CICV-FM
- Lake Cowichan, British Columbia; Canada;
- Frequency: 98.7 MHz
- Branding: Cowichan Valley Community Radio

Programming
- Format: community radio

Ownership
- Owner: Cowichan Valley Community Radio Society

History
- First air date: August 2009
- Last air date: December 2017
- Call sign meaning: Cowichan Valley

Technical information
- Class: LP
- ERP: 50 watts
- HAAT: −84 meters (−276 ft)

Links
- Website: www.cicv.ca

= CICV-FM =

Former community radio station in Lake Cowichan, British Columbia

CICV-FM was a community radio station that broadcasts on the frequency 98.7 FM in Lake Cowichan, British Columbia, Canada.

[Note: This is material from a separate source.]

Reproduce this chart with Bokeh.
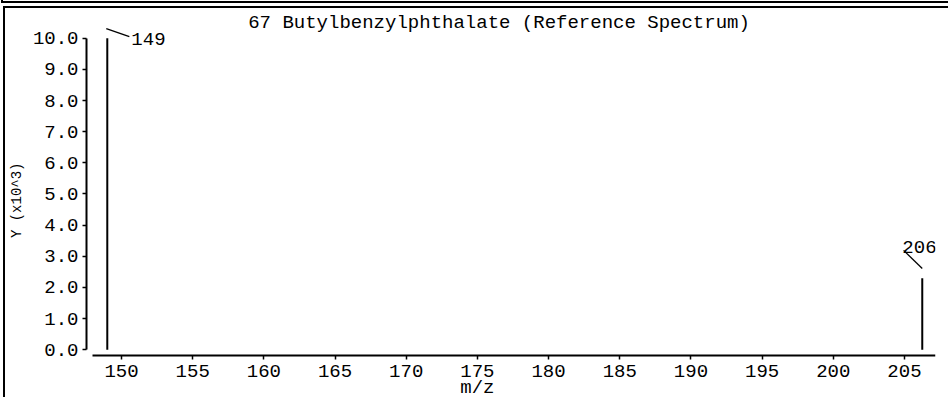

Owned by Cowichan Valley Community Radio Society, the station was licensed by the CRTC on April 15, 2009.

The station signed on in August 2009.

On August 9, 2012, Cowichan Valley Community Radio Society received an approval from the CRTC to operate a new low-power FM radio station at Lake Cowichan. The new station would operate at 97.5 MHz with 5 watts. On December 31, 2017, CICV-FM closed its doors due to financial hardship and lack of volunteer support in the community.